I have a 2006 LDV Convoy with a Carver SB1800 gas caravan heater flued out through the floor, the cab and the rear seperated. There is a silver bubble foil vapour barrier and then 75mm of celotex in the roof, 50 - 75mm in the walls and 75mm of celotex in the bulkhead wall (last winter only 25mm) and 25mm under the floor with 12mm ply on top (the 25mm celotex has been added new for this winter) It was very warm last winter but sometimes a little chilly on the floor in the mornings, hence the added 25mm. Another layer of silver foil bubble wrap and then 3.6mm ply lined. I have made window insulating panels that fit in perfectly with 50mm celotex and ply backed for strength. Thermal curtains to stop any little draughts that get through.
It is super cosy and warm with lots of space for one person, two people would be ok but the dog might over do it.
I have 2x100w solar panels and a 245ah battery, 3 way fridge, double bed, 2 gas hobs and grill, sink and lots of worktop (kitchen) space and overhead storage, ski rack, and ski boot drying/shoe rack. For a shower I generally rely on swimming pools, friends apartments, or washing from the kettle and the sink.
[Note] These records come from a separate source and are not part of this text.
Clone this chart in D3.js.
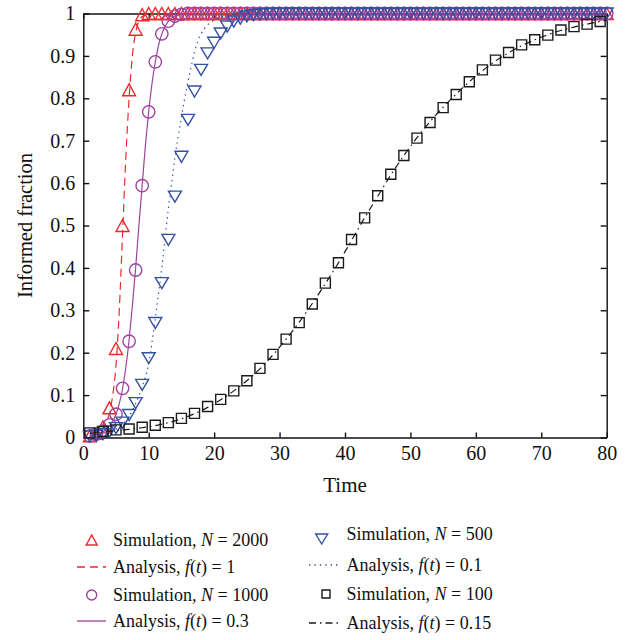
<!DOCTYPE html>
<html>
<head>
<meta charset="utf-8">
<script src="https://cdn.jsdelivr.net/npm/d3@7"></script>
<style>
  html, body { margin: 0; padding: 0; background: #fff; }
  svg text { font-family: "Liberation Serif", "Times New Roman", serif; fill: #111; }
</style>
</head>
<body>
<svg id="chart"></svg>
<script>
// time grid of the simulations (every step)
const time = [1,2,3,4,5,6,7,8,9,10,11,12,13,14,15,16,17,18,19,20,
  21,22,23,24,25,26,27,28,29,30,31,32,33,34,35,36,37,38,39,40,
  41,42,43,44,45,46,47,48,49,50,51,52,53,54,55,56,57,58,59,60,
  61,62,63,64,65,66,67,68,69,70,71,72,73,74,75,76,77,78,79,80];

// simulation, N = 2000
const sim2000 = [0.004,0.010,0.025,0.07,0.21,0.50,0.82,0.963,0.997,1,
  1,1,1,1,1,1,1,1,1,1, 1,1,1,1,1,1,1,1,1,1, 1,1,1,1,1,1,1,1,1,1,
  1,1,1,1,1,1,1,1,1,1, 1,1,1,1,1,1,1,1,1,1, 1,1,1,1,1,1,1,1,1,1,
  1,1,1,1,1,1,1,1,1,1];

// simulation, N = 1000
const sim1000 = [0.004,0.008,0.015,0.03,0.055,0.116,0.227,0.395,0.594,0.768,
  0.886,0.952,0.982,0.994,0.998,1,1,1,1,1, 1,1,1,1,1,1,1,1,1,1,
  1,1,1,1,1,1,1,1,1,1, 1,1,1,1,1,1,1,1,1,1, 1,1,1,1,1,1,1,1,1,1,
  1,1,1,1,1,1,1,1,1,1, 1,1,1,1,1,1,1,1,1,1];

// simulation, N = 500
const sim500 = [0.002,0.004,0.008,0.014,0.022,0.035,0.053,0.081,0.124,0.187,
  0.27,0.364,0.466,0.568,0.662,0.749,0.816,0.867,0.906,0.931,
  0.953,0.969,0.981,0.988,0.993,0.996,0.998,0.999,1,1,
  1,1,1,1,1,1,1,1,1,1, 1,1,1,1,1,1,1,1,1,1, 1,1,1,1,1,1,1,1,1,1,
  1,1,1,1,1,1,1,1,1,1, 1,1,1,1,1,1,1,1,1,1];

// simulation, N = 100 (every second step)
const time100 = [1,3,5,7,9,11,13,15,17,19,21,23,25,27,29,31,33,35,37,39,
  41,43,45,47,49,51,53,55,57,59,61,63,65,67,69,71,73,75,77,79];
const sim100 = [0.011,0.014,0.018,0.020,0.024,0.029,0.035,0.045,0.057,0.073,
  0.090,0.110,0.134,0.163,0.196,0.232,0.271,0.315,0.364,0.412,
  0.467,0.518,0.570,0.621,0.665,0.706,0.743,0.778,0.809,0.839,
  0.867,0.890,0.908,0.926,0.938,0.949,0.961,0.969,0.975,0.981];

// analysis, f(t) = 1
const anaTime1 = [1,2,3,3.5,4,4.5,5,5.5,6,6.5,7,7.5,8,8.5,9,10,11,80];
const ana1 = [0.004,0.009,0.022,0.035,0.058,0.10,0.17,0.30,0.48,0.66,0.80,0.90,0.955,0.982,0.993,0.999,1,1];

// analysis, f(t) = 0.3
const anaTime03 = [1,2,3,4,5,5.5,6,6.5,7,7.5,8,8.5,9,9.5,10,10.5,11,11.5,12,13,14,15,16,80];
const ana03 = [0.004,0.007,0.013,0.027,0.055,0.08,0.115,0.165,0.23,0.31,0.40,0.50,0.595,0.69,0.77,0.835,0.885,0.925,0.952,0.982,0.994,0.998,1,1];

// analysis, f(t) = 0.1
const anaTime01 = [1,2,3,4,5,6,7,8,9,10,10.5,11,11.5,12,12.5,13,13.5,14,14.5,15,15.5,16,16.5,17,17.5,18,19,20,21,22,24,26,80];
const ana01 = [0.002,0.004,0.007,0.012,0.02,0.032,0.05,0.08,0.12,0.175,0.225,0.28,0.34,0.40,0.47,0.54,0.60,0.66,0.71,0.755,0.80,0.84,0.875,0.91,0.935,0.952,0.973,0.985,0.992,0.996,0.999,1,1];

// analysis, f(t) = 0.15
const anaTime015 = [1,3,5,7,9,11,13,15,17,19,21,23,25,27,29,31,33,35,37,39,
  41,43,45,47,49,51,53,55,57,59,61,63,65,67,69,71,73,75,77,79,80];
const ana015 = [0.010,0.013,0.016,0.019,0.023,0.028,0.035,0.044,0.056,0.071,
  0.089,0.110,0.134,0.162,0.195,0.232,0.272,0.316,0.363,0.412,
  0.465,0.518,0.569,0.619,0.665,0.707,0.745,0.779,0.810,0.839,
  0.865,0.888,0.907,0.924,0.938,0.950,0.960,0.968,0.975,0.981,0.984];

const xTicks = [0,10,20,30,40,50,60,70,80];
const yTicks = [0,0.1,0.2,0.3,0.4,0.5,0.6,0.7,0.8,0.9,1];

const RED = "#ec2a2e", PURPLE = "#a0429f", BLUE = "#3451a3", BLACK = "#1a1a1a";

const width = 631, height = 640;
const svg = d3.select("#chart").attr("width", width).attr("height", height);

const x = d3.scaleLinear().domain([0, 80]).range([83.3, 606.7]);
const y = d3.scaleLinear().domain([0, 1]).range([437.5, 13.5]);

// axes, ticks pointing inward
svg.append("g").attr("transform", `translate(0,${y(0)})`)
  .call(d3.axisBottom(x).tickValues(xTicks).tickSize(-5).tickSizeOuter(0).tickPadding(8))
  .call(g => g.selectAll("text").style("font-size", "20px"));
svg.append("g").attr("transform", `translate(${x(0)},0)`)
  .call(d3.axisLeft(y).tickValues(yTicks).tickFormat(d => d).tickSize(-6).tickSizeOuter(0).tickPadding(8))
  .call(g => g.selectAll("text").style("font-size", "20px"));
svg.append("g").attr("transform", `translate(0,${y(1)})`)
  .call(d3.axisTop(x).tickValues(xTicks).tickSize(-5).tickSizeOuter(0).tickFormat(""));
svg.append("g").attr("transform", `translate(${x(80)},0)`)
  .call(d3.axisRight(y).tickValues(yTicks).tickSize(-6).tickSizeOuter(0).tickFormat(""));
svg.selectAll(".domain, .tick line").attr("stroke", "#111").attr("stroke-width", 1.4);

svg.append("text").attr("x", (x(0) + x(80)) / 2).attr("y", 492)
  .attr("text-anchor", "middle").style("font-size", "21px").text("Time");
svg.append("text").attr("transform", `translate(32,${(y(0) + y(1)) / 2}) rotate(-90)`)
  .attr("text-anchor", "middle").style("font-size", "20.5px").text("Informed fraction");

// marker shapes, centred on their bounding box
const shapes = {
  up: "M0,-6L6.5,6L-6.5,6Z",
  down: "M0,5.5L6.5,-5.5L-6.5,-5.5Z",
  circle: d3.symbol(d3.symbolCircle, Math.PI * 6.2 * 6.2)(),
  square: "M-5,-5H5V5H-5Z"
};
const legendShapes = {
  up: "M0,-5L5.5,5L-5.5,5Z",
  down: "M0,5L6,-5L-6,-5Z",
  circle: d3.symbol(d3.symbolCircle, Math.PI * 5 * 5)(),
  square: "M-4,-4H4V4H-4Z"
};

const lineGen = d3.line().x(d => x(d[0])).y(d => y(d[1])).curve(d3.curveMonotoneX);

const series = [
  { kind: "points", t: time, v: sim2000, shape: "up", color: RED },
  { kind: "line", t: anaTime1, v: ana1, dash: "8,5", color: RED },
  { kind: "points", t: time, v: sim1000, shape: "circle", color: PURPLE },
  { kind: "line", t: anaTime03, v: ana03, dash: null, color: PURPLE },
  { kind: "points", t: time, v: sim500, shape: "down", color: BLUE },
  { kind: "line", t: anaTime01, v: ana01, dash: "1.4,4", color: BLUE },
  { kind: "points", t: time100, v: sim100, shape: "square", color: BLACK },
  { kind: "line", t: anaTime015, v: ana015, dash: "7,4,1.5,4", color: BLACK }
];

const plot = svg.append("g");
series.forEach(s => {
  const pts = s.t.map((t, i) => [t, s.v[i]]);
  if (s.kind === "line") {
    plot.append("path").datum(pts)
      .attr("d", lineGen)
      .attr("fill", "none")
      .attr("stroke", s.color)
      .attr("stroke-width", 1.2)
      .attr("stroke-dasharray", s.dash);
  } else {
    plot.append("g").selectAll("path").data(pts).join("path")
      .attr("transform", d => `translate(${x(d[0])},${y(d[1])})`)
      .attr("d", shapes[s.shape])
      .attr("fill", "none")
      .attr("stroke", s.color)
      .attr("stroke-width", 1.4);
  }
});

// legend, two columns
const legendItems = [
  { col: 0, cy: 540, kind: "points", shape: "up", color: RED, label: ["Simulation, ", "N", " = 2000"] },
  { col: 0, cy: 567, kind: "line", dash: "8,5", color: RED, label: ["Analysis, ", "f", "(", "t", ") = 1"] },
  { col: 0, cy: 595, kind: "points", shape: "circle", color: PURPLE, label: ["Simulation, ", "N", " = 1000"] },
  { col: 0, cy: 621, kind: "line", dash: null, color: PURPLE, label: ["Analysis, ", "f", "(", "t", ") = 0.3"] },
  { col: 1, cy: 534, symY: 539, kind: "points", shape: "down", color: BLUE, label: ["Simulation, ", "N", " = 500"] },
  { col: 1, cy: 565, kind: "line", dash: "1.4,4", color: BLUE, label: ["Analysis, ", "f", "(", "t", ") = 0.1"] },
  { col: 1, cy: 594, kind: "points", shape: "square", color: BLACK, label: ["Simulation, ", "N", " = 100"] },
  { col: 1, cy: 623, kind: "line", dash: "7,4,1.5,4", color: BLACK, label: ["Analysis, ", "f", "(", "t", ") = 0.15"] }
];
const colX = [{ sym: 91.7, x1: 77, x2: 106, text: 113 }, { sym: 326, x1: 309, x2: 340, text: 346.5 }];

const legend = svg.append("g");
legendItems.forEach(it => {
  const c = colX[it.col];
  if (it.kind === "line") {
    legend.append("line")
      .attr("x1", c.x1).attr("x2", c.x2).attr("y1", it.cy).attr("y2", it.cy)
      .attr("stroke", it.color).attr("stroke-width", 1.3)
      .attr("stroke-dasharray", it.dash);
  } else {
    legend.append("path")
      .attr("transform", `translate(${it.shape === "down" ? 321.7 : c.sym},${it.symY || it.cy})`)
      .attr("d", legendShapes[it.shape])
      .attr("fill", "none").attr("stroke", it.color).attr("stroke-width", 1.4);
  }
  const txt = legend.append("text").attr("x", c.text).attr("y", it.cy).attr("dy", "0.33em")
    .style("font-size", "18px");
  it.label.forEach(part => {
    const italic = part === "N" || part === "f" || part === "t";
    txt.append("tspan").style("font-style", italic ? "italic" : "normal").text(part);
  });
});
</script>
</body>
</html>
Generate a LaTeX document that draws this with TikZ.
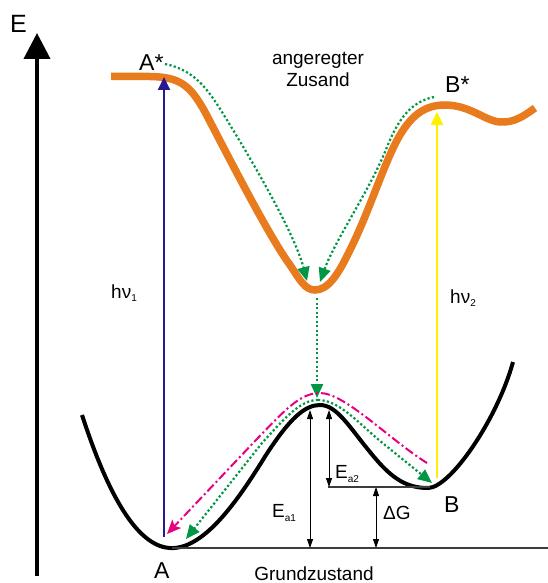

I run my LED lights and my laptop from my solar panels, sometimes my fridge. I have such large panels so I can keep it topped up nearly all the time and not worry about the weather or running out.
The van was cheap to buy and is cheap to run, not the fasted but will happily cruise along at 60mph. I did all the conversion myself so it was only the cost of the materials and time spent doing it.
LDV Convoy is fantastic van to use as a base if you can find a well looked after one; even after all the insulation I can still stand up inside.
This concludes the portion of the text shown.